ACSA Holds First Chinese New Year Charity Dinner

Delicately plucking a series of short notes on the guzheng, a traditional Chinese stringed instrument, Alex Ma ’17 created a cascade of notes by running her right hand through the strings as she performed “Zhan Tai Feng,” which directly translates to “fighting the typhoon.” As the piece sped up, Ma suddenly ended the song on a single, light high note.

“It’s supposed to be a really intense song, but it also sounds festive at some point, which is why I chose to play it today. Whenever [my family and I] are at home, we listen to a lot of music and sing songs together, so I feel like music is a very important part of Chinese New Year,” said Ma.

Ma’s performance was part of the first charity dinner held for the Lunar New Year.
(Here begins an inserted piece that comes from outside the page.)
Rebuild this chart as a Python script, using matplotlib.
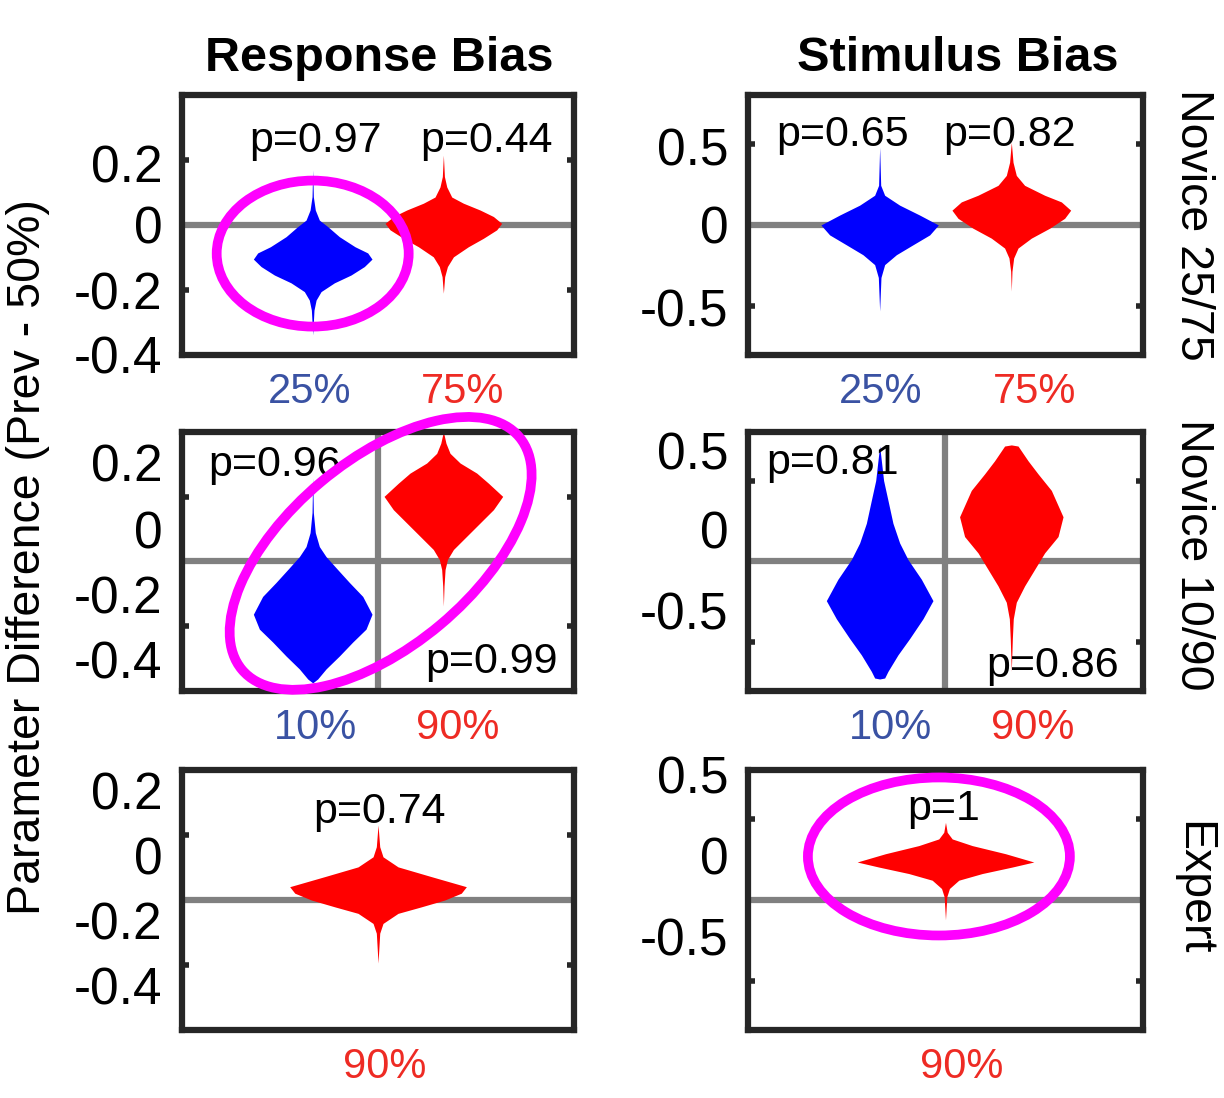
import matplotlib
matplotlib.use("Agg")
import matplotlib.pyplot as plt
from matplotlib.patches import Ellipse
from matplotlib.transforms import ScaledTranslation

plt.rcParams['font.family'] = ['Liberation Sans', 'DejaVu Sans']

# ---- violin outlines: y level and half width (x units) ----
rb_n25_lo_y = [0.169, 0.087, 0.046, 0.015, -0.005, -0.036, -0.067, -0.086, -0.105, -0.128, -0.154, -0.178, -0.205, -0.231, -0.262, -0.338]
rb_n25_lo_w = [0, 0.005, 0.020, 0.051, 0.115, 0.204, 0.324, 0.421, 0.454, 0.395, 0.293, 0.166, 0.064, 0.026, 0.010, 0]
rb_n25_hi_y = [0.215, 0.149, 0.117, 0.086, 0.067, 0.046, 0.026, 0.005, -0.015, -0.041, -0.067, -0.098, -0.128, -0.159, -0.210]
rb_n25_hi_w = [0, 0.008, 0.026, 0.064, 0.153, 0.281, 0.383, 0.446, 0.408, 0.306, 0.191, 0.077, 0.031, 0.010, 0]

rb_n10_lo_y = [0.258, 0.151, 0.089, 0.046, 0.015, -0.025, -0.065, -0.108, -0.163, -0.209, -0.249, -0.292, -0.332, -0.363, -0.375]
rb_n10_lo_w = [0, 0.005, 0.020, 0.051, 0.102, 0.191, 0.281, 0.383, 0.454, 0.408, 0.306, 0.204, 0.102, 0.038, 0]
rb_n10_hi_y = [0.401, 0.365, 0.334, 0.304, 0.273, 0.242, 0.201, 0.160, 0.119, 0.078, 0.037, 0.006, -0.025, -0.076, -0.138]
rb_n10_hi_w = [0, 0.020, 0.051, 0.128, 0.255, 0.344, 0.454, 0.383, 0.281, 0.179, 0.077, 0.031, 0.013, 0.005, 0]

rb_exp_y = [0.231, 0.164, 0.133, 0.102, 0.072, 0.041, 0.021, 0.0, -0.021, -0.041, -0.072, -0.102, -0.194]
rb_exp_w = [0, 0.013, 0.038, 0.153, 0.408, 0.676, 0.637, 0.510, 0.331, 0.153, 0.038, 0.013, 0]

sb_n25_lo_y = [0.478, 0.244, 0.183, 0.122, 0.061, 0.0, -0.061, -0.122, -0.183, -0.244, -0.323, -0.529]
sb_n25_lo_w = [0, 0.008, 0.038, 0.152, 0.304, 0.446, 0.380, 0.253, 0.127, 0.038, 0.010, 0]
sb_n25_hi_y = [0.508, 0.386, 0.305, 0.244, 0.183, 0.142, 0.091, 0.041, -0.020, -0.081, -0.142, -0.203, -0.285, -0.407]
sb_n25_hi_w = [0, 0.013, 0.038, 0.101, 0.253, 0.380, 0.451, 0.405, 0.291, 0.152, 0.051, 0.018, 0.005, 0]

sb_n10_lo_y = [0.713, 0.622, 0.500, 0.378, 0.236, 0.114, 0.012, -0.110, -0.242, -0.354, -0.476, -0.577, -0.679, -0.720, -0.726]
sb_n10_lo_w = [0, 0.013, 0.030, 0.063, 0.101, 0.152, 0.215, 0.317, 0.405, 0.329, 0.228, 0.139, 0.063, 0.038, 0]
sb_n10_hi_y = [0.720, 0.713, 0.622, 0.541, 0.439, 0.276, 0.154, 0.053, -0.049, -0.151, -0.252, -0.354, -0.476, -0.679]
sb_n10_hi_w = [0, 0.051, 0.127, 0.203, 0.304, 0.393, 0.355, 0.253, 0.177, 0.101, 0.038, 0.015, 0.008, 0]

sb_exp_y = [0.478, 0.417, 0.376, 0.335, 0.285, 0.234, 0.203, 0.163, 0.122, 0.071, 0.020, -0.122]
sb_exp_w = [0, 0.013, 0.051, 0.203, 0.456, 0.671, 0.507, 0.279, 0.101, 0.030, 0.010, 0]

# ---- p values ----
p_rb_n25 = ['p=0.97', 'p=0.44']
p_rb_n10 = ['p=0.96', 'p=0.99']
p_rb_exp = ['p=0.74']
p_sb_n25 = ['p=0.65', 'p=0.82']
p_sb_n10 = ['p=0.81', 'p=0.86']
p_sb_exp = ['p=1']

# ---- axis labels ----
col_titles = ['Response Bias', 'Stimulus Bias']
row_titles = ['Novice 25/75', 'Novice 10/90', 'Expert']
ylabel = 'Parameter Difference (Prev - 50%)'
rb_ticklabels = ['0.2', '0', '-0.2', '-0.4']
sb_ticklabels = ['0.5', '0', '-0.5']

BLUE = '#0000ff'
RED = '#ff0000'
LBL_BLUE = '#3a52a3'
LBL_RED = '#ee2b24'

panels = [
    # row 1
    dict(pos=[0.1487, 0.6767, 0.3203, 0.2368], ylim=0.4, marks=[-0.2, 0.2],
         lblpos=[0.19, 0.0, -0.201, -0.4], lbls=rb_ticklabels,
         violins=[(1, rb_n25_lo_y, rb_n25_lo_w, BLUE), (2, rb_n25_hi_y, rb_n25_hi_w, RED)],
         xlbl=[(0.98, '25%', LBL_BLUE), (2.15, '75%', LBL_RED)],
         ptext=[(1.025, 0.258, p_rb_n25[0]), (2.33, 0.258, p_rb_n25[1])], vline=False),
    dict(pos=[0.6111, 0.6767, 0.3227, 0.2368], ylim=0.8, marks=[-0.5, 0.5],
         lblpos=[0.48, 0.0, -0.505], lbls=sb_ticklabels,
         violins=[(1, sb_n25_lo_y, sb_n25_lo_w, BLUE), (2, sb_n25_hi_y, sb_n25_hi_w, RED)],
         xlbl=[(1.01, '25%', LBL_BLUE), (2.18, '75%', LBL_RED)],
         ptext=[(0.72, 0.555, p_sb_n25[0]), (1.99, 0.555, p_sb_n25[1])], vline=False),
    # row 2
    dict(pos=[0.1487, 0.3707, 0.3203, 0.2359], ylim=0.4, marks=[-0.2, 0.2],
         lblpos=[0.305, 0.098, -0.102, -0.302], lbls=rb_ticklabels,
         violins=[(1, rb_n10_lo_y, rb_n10_lo_w, BLUE), (2, rb_n10_hi_y, rb_n10_hi_w, RED)],
         xlbl=[(1.02, '10%', LBL_BLUE), (2.11, '90%', LBL_RED)],
         ptext=[(0.71, 0.298, p_rb_n10[0]), (2.37, -0.311, p_rb_n10[1])], vline=True),
    dict(pos=[0.6111, 0.3707, 0.3227, 0.2359], ylim=0.8, marks=[-0.5, 0.5],
         lblpos=[0.683, 0.195, -0.305], lbls=sb_ticklabels,
         violins=[(1, sb_n10_lo_y, sb_n10_lo_w, BLUE), (2, sb_n10_hi_y, sb_n10_hi_w, RED)],
         xlbl=[(1.08, '10%', LBL_BLUE), (2.16, '90%', LBL_RED)],
         ptext=[(0.64, 0.61, p_sb_n10[0]), (2.31, -0.647, p_sb_n10[1])], vline=True),
    # row 3
    dict(pos=[0.1487, 0.0619, 0.3203, 0.2368], ylim=0.4, marks=[-0.2, 0.2],
         lblpos=[0.338, 0.138, -0.062, -0.262], lbls=rb_ticklabels,
         violins=[(1.5, rb_exp_y, rb_exp_w, RED)],
         xlbl=[(1.55, '90%', LBL_RED)],
         ptext=[(1.51, 0.271, p_rb_exp[0])], vline=False),
    dict(pos=[0.6111, 0.0619, 0.3227, 0.2368], ylim=0.8, marks=[-0.5, 0.5],
         lblpos=[0.775, 0.275, -0.226], lbls=sb_ticklabels,
         violins=[(1.5, sb_exp_y, sb_exp_w, RED)],
         xlbl=[(1.62, '90%', LBL_RED)],
         ptext=[(1.49, 0.561, p_sb_exp[0])], vline=False),
]

fig = plt.figure(figsize=(12.24, 10.98), dpi=100)
axes = []
for p in panels:
    ax = fig.add_axes(p['pos'])
    axes.append(ax)
    ax.set_xlim(0, 3)
    ax.set_ylim(-p['ylim'], p['ylim'])
    ax.axhline(0, color='#808080', lw=4.5, zorder=1)
    if p['vline']:
        ax.axvline(1.5, color='#808080', lw=4.5, zorder=1)
    for xc, ys, ws, col in p['violins']:
        ax.fill_betweenx(ys, [xc - w for w in ws], [xc + w for w in ws],
                         color=col, lw=0, zorder=2)
    for x, y, s in p['ptext']:
        ax.text(x, y, s, ha='center', va='center', fontsize=31, zorder=3)
    # tick marks on the frame, labels placed separately as minor ticks
    ax.set_yticks(p['marks'], labels=['' for _ in p['marks']])
    ax.set_yticks(p['lblpos'], labels=p['lbls'], minor=True)
    ax.tick_params(axis='y', which='major', direction='in', length=5, width=4,
                   left=True, right=True, color='#262626')
    ax.tick_params(axis='y', which='minor', length=0, pad=14, labelsize=37)
    ax.set_xticks([t[0] for t in p['xlbl']], labels=[t[1] for t in p['xlbl']])
    ax.tick_params(axis='x', length=0, pad=12, labelsize=30)
    for tl, t in zip(ax.get_xticklabels(), p['xlbl']):
        tl.set_color(t[2])
    for sp in ax.spines.values():
        sp.set_linewidth(4.5)
        sp.set_color('#262626')
        sp.set_zorder(4)

# highlight ellipses (sizes in inches, centred on data points)
highlights = [
    (0, 1.0, -0.088, 1.92, 1.46, 0),
    (2, 1.52, 0.025, 3.62, 1.86, 40),
    (5, 1.45, 0.268, 2.62, 1.58, 0),
]
for idx, cx, cy, w, h, ang in highlights:
    ax = axes[idx]
    tr = fig.dpi_scale_trans + ScaledTranslation(cx, cy, ax.transData)
    e = Ellipse((0, 0), w, h, angle=ang, transform=tr, fill=False,
                edgecolor='#ff00ff', lw=7, zorder=10, clip_on=False)
    fig.add_artist(e)

fig.text(0.3096, 0.947, col_titles[0], ha='center', va='center', fontsize=35, fontweight='bold')
fig.text(0.7827, 0.947, col_titles[1], ha='center', va='center', fontsize=35, fontweight='bold')
for y, s in zip([0.795, 0.4945, 0.191], row_titles):
    fig.text(0.975, y, s, ha='center', va='center', rotation=-90, fontsize=33.5)
fig.text(0.0229, 0.493, ylabel, ha='center', va='center', rotation=90, fontsize=33.5)

fig.savefig('out.png', dpi=100, facecolor='white')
With four tables of faculty and students joined together for an early celebration of the Lunar New Year, which happened last Monday, the New Year Charity Dinner was held last Friday night in the Mural Room of Paresky Commons. The dinner was initiated by Andover Chinese Student Association (ACSA), in collaboration with the Chinese Language Club, the Student Activities’ Office and the BASK in ASK program, a summer program that focuses on environmental issues. The admission fees to the dinner were donated to the Xinli Migrant Worker’s School in Beijing, China, in an effort to renovate the school’s library.

“At Andover, we don’t celebrate a lot of holidays here in general, but there is especially a lack of awareness of Asian holidays, but I think that Chinese New Year is such a big part of so many people’s lives that, not just for the Chinese students, we also need to spread awareness to the entire community, so I don’t want ever to be a year where Chinese New Year goes by and people just walk by each other and don’t know that this is happening around the world,” said Sarah Ding ’17, Co-President of ACSA.
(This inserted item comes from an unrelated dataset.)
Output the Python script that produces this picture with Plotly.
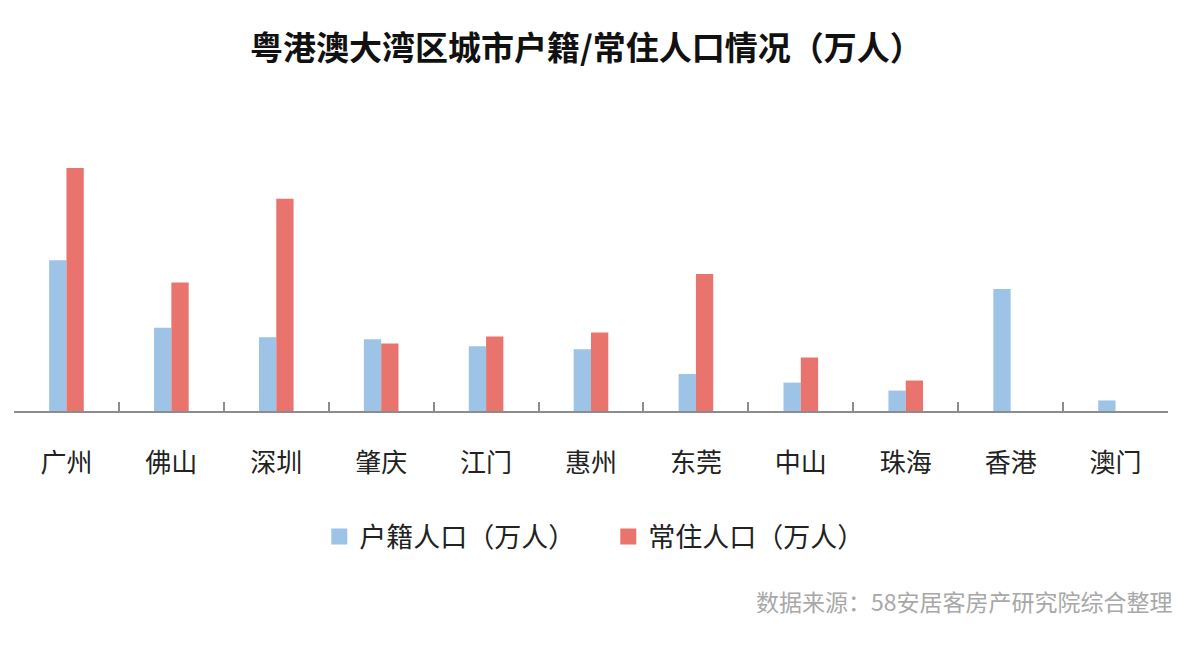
import plotly.graph_objects as go

cities = ["广州", "佛山", "深圳", "肇庆", "江门", "惠州", "东莞", "中山", "珠海", "香港", "澳门"]
huji = [871, 481, 426, 414, 374, 357, 214, 164, 118, 705, 61]
changzhu = [1404, 743, 1226, 390, 430, 453, 791, 309, 176, None, None]

title_text = "粤港澳大湾区城市户籍/常住人口情况（万人）"
name_huji = "户籍人口（万人）"
name_changzhu = "常住人口（万人）"
source_text = "数据来源：58安居客房产研究院综合整理"

FONT = "Noto Sans CJK SC"
BLUE, RED = "#9dc3e6", "#e8746d"
W, H = 1200, 645
top_px, base_px, gz_top_px = 112, 403, 160
ymax = max(changzhu[0], 1) * (base_px - top_px) / (base_px - gz_top_px)

fig = go.Figure()
fig.add_trace(go.Bar(x=cities, y=huji, name=name_huji, marker_color=BLUE, marker_line_width=0, showlegend=False))
fig.add_trace(go.Bar(x=cities, y=changzhu, name=name_changzhu, marker_color=RED, marker_line_width=0, showlegend=False))
# legend swatches
for nm, col in [(name_huji, BLUE), (name_changzhu, RED)]:
    fig.add_trace(go.Scatter(x=[None], y=[None], mode="markers", name=nm,
                             marker=dict(symbol="square", size=16, color=col), showlegend=True))

fig.update_layout(
    width=W, height=H,
    margin=dict(l=6, r=40, t=top_px, b=H - base_px),
    paper_bgcolor="white", plot_bgcolor="white",
    barmode="group", bargap=0.67, bargroupgap=0,
    font=dict(family=FONT, color="#222"),
    title=dict(text="<b>" + title_text + "</b>", x=0.482, xanchor="center", y=0.938, yanchor="middle",
               font=dict(size=33, family=FONT, color="#111")),
    legend=dict(orientation="h", x=0.515, xanchor="center", y=-0.433, yanchor="middle",
                font=dict(size=27, family=FONT, color="#222"), itemwidth=30, traceorder="normal",
                entrywidth=244),
    showlegend=True,
)
fig.update_xaxes(
    showline=True, linecolor="#8c8c8c", linewidth=1.5,
    ticks="inside", tickson="boundaries", ticklen=9, tickcolor="#8c8c8c", tickwidth=1.5,
    tickfont=dict(size=26, family=FONT, color="#222"), ticklabelstandoff=28,
    showgrid=False, zeroline=False, fixedrange=True,
)
fig.update_yaxes(visible=False, range=[0, ymax], showgrid=False, zeroline=False)

fig.add_annotation(text=source_text, xref="paper", yref="paper", x=1.006, xanchor="right",
                   y=-0.653, yanchor="middle", showarrow=False,
                   font=dict(size=23, family=FONT, color="#a8a8a8"))

fig.write_html("out.html")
Chinese New Year occurs on the first day of the Lunar Year, and is traditionally celebrated in China with fireworks, food and hanging couplets, two scrolls of poetry hung inside the house.

“The most important thing is for a family to be together. Although Chinese New Year is most literally comparable to the New Year in the Gregorian calendar, in spirit it is most similar to Christmas because it involves family and unity, as well as holiday cheer and gift-giving. In Chinese culture, this is given in the form of red envelopes from older generations to younger ones,” said Claudia Meng ’18.
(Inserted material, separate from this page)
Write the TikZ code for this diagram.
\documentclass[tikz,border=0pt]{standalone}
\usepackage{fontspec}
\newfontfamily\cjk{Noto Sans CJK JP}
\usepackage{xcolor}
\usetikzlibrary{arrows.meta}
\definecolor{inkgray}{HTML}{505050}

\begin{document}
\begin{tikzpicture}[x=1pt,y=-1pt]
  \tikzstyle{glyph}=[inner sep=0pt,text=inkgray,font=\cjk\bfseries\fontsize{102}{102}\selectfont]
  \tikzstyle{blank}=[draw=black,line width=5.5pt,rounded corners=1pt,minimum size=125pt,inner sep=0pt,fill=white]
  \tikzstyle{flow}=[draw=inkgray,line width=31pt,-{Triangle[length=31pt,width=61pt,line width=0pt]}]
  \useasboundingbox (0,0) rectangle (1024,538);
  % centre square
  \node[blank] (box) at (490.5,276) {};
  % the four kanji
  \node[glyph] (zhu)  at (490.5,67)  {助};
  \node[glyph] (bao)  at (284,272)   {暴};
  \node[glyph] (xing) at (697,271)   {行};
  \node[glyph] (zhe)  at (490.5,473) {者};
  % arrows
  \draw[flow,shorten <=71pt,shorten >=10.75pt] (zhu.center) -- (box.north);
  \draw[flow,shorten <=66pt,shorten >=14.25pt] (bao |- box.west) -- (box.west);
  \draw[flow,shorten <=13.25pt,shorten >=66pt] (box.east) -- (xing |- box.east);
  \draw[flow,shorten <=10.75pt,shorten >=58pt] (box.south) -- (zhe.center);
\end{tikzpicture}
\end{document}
In addition to Ma’s performance, Meng and Albert Wang ’18 animatedly recounted the the origin of Chinese New Year in a presentation. One famous legend surrounding Chinese New Year is about Nian, a monster who terrorized a nearby village on the first day of every year. One year, however, a god visited the village and revealed Nian’s weaknesses to keep him away: Nian was scared of loud noises, the color red and other strange creatures. By using these methods in the form of firecrackers and lanterns, the villagers were able to drive Nian away permanently.

“It is always interesting to see how traditional stories can not only shape customs, but language as well. Today, the act of celebrating Chinese New Year is known as ‘Guo Nian,’ which, when literally translated, means ‘to overcome Nian.’ That’s exactly what the villagers in this story did, and it’s interesting that this story became such a landmark within Chinese culture that it has shaped how we refer to the very holiday itself,” said Meng.

The dinner also included a crafts table in which participants were taught to create Chinese lanterns out of empty red pockets, decorated red envelopes usually filled with money and given to friends and family on Chinese New Year.

“Every year before I came to Andover, it’s always been that this is the time of the year where everyone, all the members of your family come together and have a good time, take a good break for a week. I feel like at Andover, I lack that feeling I normally [have] during this time of the year. This [event] is a great way to revitalize and replenish that feeling,” said Suning Wang ’18.